The race itself was brutal. Although it’s billed as 8 tough miles (www.8tuffmiles.com), the race is actually 8.38 miles. After the first half-mile, you start climbing up into the mountains of St. John, and it feels like you never stop. The course gains 1500 feet of elevation in the first 5 miles. Then, it’s a steep downhill to the finish. Torrential downpours also occurred on several occasions during the race, making the downhill asphalt treacherous. My times ranged from an 8:30 mile climbing up to a 6:10 mile flying down. My calves were burning so intensely I had to slow down a bit in the last mile or so. I was on pace to run under an hour through four miles, but settled for 1:01:23 (7:20 pace). I was happy with my performance given that I’ve been living on a sailboat for the past 4 months. I finished 26th out of 1100 finishers.
|Well deserved Gasolina|
Dana, meanwhile, learned while I was waiting at the start line, that the race finished on a different side of the island than it started. The main road across the island was closed for the race, so she was at a loss for how to get there to meet me. That’s when she met Tatyana. Tatyana’s husband Terry was running the race and she offered to share a cab with Dana to the finish. Tatyana and Terry live in St. Thomas, having moved there from the mainland about a year ago. Dana and Tatyana immediately hit it off. The four of us went out for brunch following the race and they invited us to their house for dinner. We dined with them last night and it was a very nice evening. Dana and I thoroughly enjoyed the laid back home cooked meal on their patio overlooking St. Thomas, the Atlantic Ocean, and all the adjacent U.S. and British Virgin Islands. It was great to meet them and we hope to catch up again in the future.

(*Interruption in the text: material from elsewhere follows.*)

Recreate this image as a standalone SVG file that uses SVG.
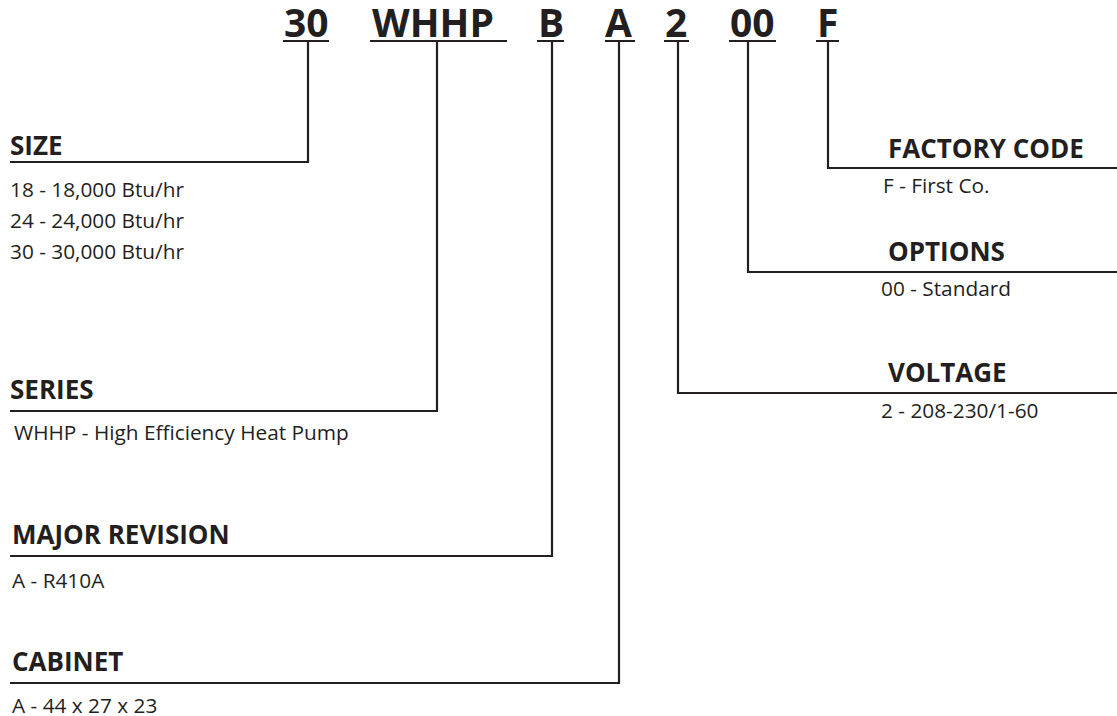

|Brunch at Aqua Bistro with Tatyana and Terry|
|View from near Tatyana and Terry's house in St. Thomas|
Between the post race brunch, and dinner in St. Thomas last night, Dana and I spent much of our time in St. John with the Cincy-Tucky All Stars. The Cincy-Tucky All Stars are part of a running club on the Ohio Kentucky border, and they’ve been organizing a group to come down to St. John for the 8 Tuff Miles for years. Everyone in the club also happens to be a bit crazy. But, I guess all us runners are loco to one extent or another. About five of their runners finished in the top 20 and they got 2nd place in the race. One runner, Derek won it several times in the past, but had to settle for a top 10 finish this year.
Following the awards ceremony, the Cincy-Tucky All Stars befriended the winner of the race, who was just presented with a $300 gift card to the bar close to the awards ceremony. Next thing you know, Dana, the winner, the Cincy-Tucky folks, and I were all enjoying complimentary drinks. We also shared some of our “party in a pouch” drinks, which everyone seemed to get a kick out of. We had a raucous night and planned to meet up with the group again the next day at the race-sponsored “recovery beach party.”
|Cincy-Tucky and winner, Rick|
|Toby and Kate enjoying Gasolina|
I needed some recovery, as my legs were incredibly sore. The beach party was a blast, and Dana and I even participated in a beer pong tournament. It was a little like college all over again. We lost in the first round, which was probably good for our livers. We had another raucous night out with the group, and retired to Eventyr.
|Cincy-Tucky and "the boat people"|
The next day was filled with chores: laundry, procuring a cell phone, going to the post office, etc. I was in rough shape due to the partying and racing, but tried to soldier through. We had a long dinghy ride to and from Eventyr each time we went into town at Cruz Bay. On the last trip back to the boat, the outboard was not sounding so healthy. I also noticed that it was dripping gasoline out the back…not a good sign. Our plan for the rest of the day was to lounge a little and then head into the Caneel Bay Resort to visit the spot where we got married and maybe do the hike we did on our wedding morning.
|Caneel Bay Resort in the distance|
The trip to Caneel Bay Resort did not happen. Upon trying to restart the outboard, it wouldn’t turn over. The gas tank was completely empty and when I refilled it, gas started pouring out a hose near the rear of the engine. I got out the engine manual, and tried to figure out the problem, but it was well beyond my mechanical skills. The outboard was our only way to get to and from the distant shore, so we were quite demoralized. Luckily, I had a cell phone, so we made some calls for a mechanic. The only available mechanic was in St. Thomas, a couple miles across the bay, so we had to pack up and do an impromptu move.
We’re now at the American Yacht Harbor Marina in Red Hook, St. Thomas and our pesky outboard is with a mechanic. We’ve used our time here to fully clean the boat from stem to stern. Dana also woke up soon after dawn and was out refinishing the teak that lines Eventyr. Later today I need to climb the mast the replace a radar reflector that broke off in high seas. We cleaned the bilge and reorganized the whole boat. It’s not all fun and relaxation on this trip, although it may seem that way :-)
Later today, our friend Hanna flies into St. Thomas. Hanna was on board Eventyr with Chris, her boyfriend, back in Ft. Lauderdale. They were the couple who were supposed to be with us on this adventure from the start. Hanna decided to take the plunge of taking time away from life to join us for this next leg of the adventure. Chris is still too busy with his company SoloShot, to join, and I’m sure he’s jealous. We start a whole new leg of the adventure this evening, with three on board instead of just two.